Labour has also said little about the institutional framework of industrial policy. A review of the Treasury led by Bob Kerslake for the party was expected to call for a new, powerful industry department (although SPERI advised Kerslake to instead seek to reform the Treasury from the inside out). Yet the review appears to be on an indefinite hiatus.
It is worth reflecting finally on what the post-crisis development of British industrial policy tells us about the future of neoliberalism as an economic policy paradigm. A growing number of progressives have ventured the suggestion that May has now ditched neoliberalism, or even undertaken a bit of off-the-cuff revisionism in arguing that neoliberalism never existed in the first place because, as Colin Talbot argues, ‘no-one calls themselves a neoliberal’.
Above all, such arguments expose a misunderstanding of how political ideologies function. Large, complex ideological families like neoliberalism do not need card-carrying adherents to prosper. Their strength lies in their appearance as ‘common sense’. As such, the May government will by necessity operate in a framework which has absorbed neoliberal assumptions around the primacy and inviolability of private enterprise and individualism.

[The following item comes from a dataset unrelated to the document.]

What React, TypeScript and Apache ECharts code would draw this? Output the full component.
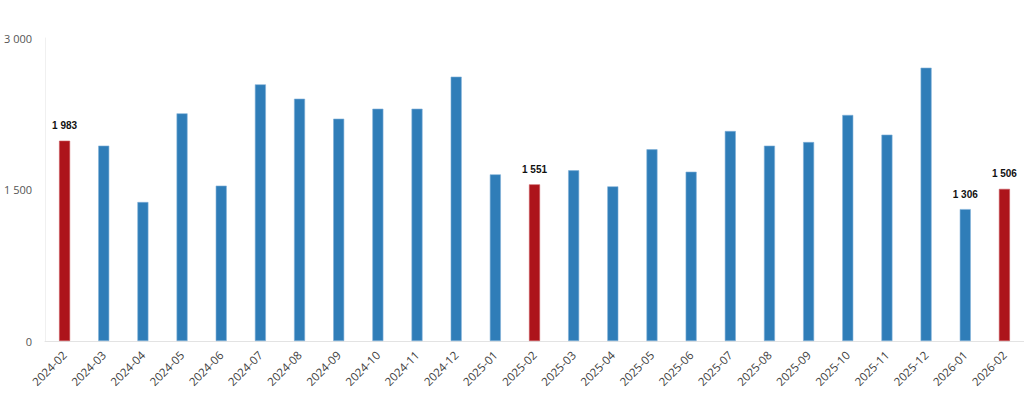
import React, { useEffect, useRef } from "react";
import * as echarts from "echarts";

const categories = [
  "2024-02", "2024-03", "2024-04", "2024-05", "2024-06", "2024-07", "2024-08",
  "2024-09", "2024-10", "2024-11", "2024-12", "2025-01", "2025-02", "2025-03",
  "2025-04", "2025-05", "2025-06", "2025-07", "2025-08", "2025-09", "2025-10",
  "2025-11", "2025-12", "2026-01", "2026-02",
];
const values = [
  1983, 1934, 1376, 2254, 1538, 2541, 2399, 2201, 2300, 2300, 2617, 1650, 1551,
  1690, 1531, 1898, 1676, 2079, 1934, 1970, 2238, 2043, 2706, 1306, 1506,
];
const highlighted = ["2024-02", "2025-02", "2026-02"];
const labelled = ["2024-02", "2025-02", "2026-01", "2026-02"];
const yTicks = [0, 1500, 3000];

const BLUE = "#2F7DB8";
const RED = "#AD141B";

const fmt = (v: number) => String(Math.round(v)).replace(/\B(?=(\d{3})+(?!\d))/g, " ");

export default function App() {
  const ref = useRef<HTMLDivElement>(null);
  useEffect(() => {
    if (!ref.current) return;
    const chart = echarts.init(ref.current, undefined, { renderer: "svg" });
    chart.setOption({
      animation: false,
      grid: { left: 45, right: 0, top: 38, bottom: 52, containLabel: false },
      xAxis: {
        type: "category",
        data: categories,
        axisLine: { lineStyle: { color: "#E3E3E3" } },
        axisTick: { show: false },
        axisLabel: {
          rotate: 45,
          interval: 0,
          color: "#404040",
          fontSize: 11.5,
          fontFamily: "Open Sans",
          margin: 12,
        },
      },
      yAxis: {
        type: "value",
        min: yTicks[0],
        max: yTicks[yTicks.length - 1],
        interval: 1500,
        axisLine: { show: true, lineStyle: { color: "#F0F0F0" } },
        axisTick: { show: false },
        splitLine: { show: false },
        axisLabel: {
          color: "#555555",
          fontSize: 11,
          fontFamily: "Open Sans",
          margin: 13,
          formatter: (v: number) => fmt(v),
        },
      },
      series: [
        {
          type: "bar",
          barWidth: 11,
          data: values.map((v, i) => {
            const c = categories[i];
            const isRed = highlighted.includes(c);
            return {
              value: v,
              itemStyle: {
                color: isRed ? RED : BLUE,
                borderColor: isRed ? "#C9585D" : "#7FB0D8",
                borderWidth: 0.6,
              },
              label: {
                show: labelled.includes(c),
                position: "top",
                distance: 10,
                formatter: (p: any) => fmt(p.value),
                color: "#111111",
                fontSize: 10,
                fontWeight: "bold",
                fontFamily: "Liberation Sans",
              },
            };
          }),
        },
      ],
    });
    return () => chart.dispose();
  }, []);
  return (
    <div
      ref={ref}
      style={{ position: "fixed", left: 0, top: 0, width: 1024, height: 393, background: "#fff" }}
    />
  );
}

The absorption process took decades, and is not about to unravel overnight (especially without a serious challenge from the left). If a brief historical contrast would be useful: Clement Attlee self-identified as a socialist, but that does not mean Britain had been transformed into a socialist country by 1951. Ideologies die hard, and common sense dies harder.
Crucially, while May’s discourse challenges some of the tenets of neoliberal economic statecraft (just as the coalition government’s did, initially), appreciating the wider institutional and ideational environment in which this discursive shift takes place helps us to comprehend how what could be seen as a partial repudiation of neoliberalism can nevertheless serve to reinforce a growth model animated by neoliberal rationality. Fundamentally, the role of manufacturing in the British growth model appears hardly less marginal now than it did before the financial crisis.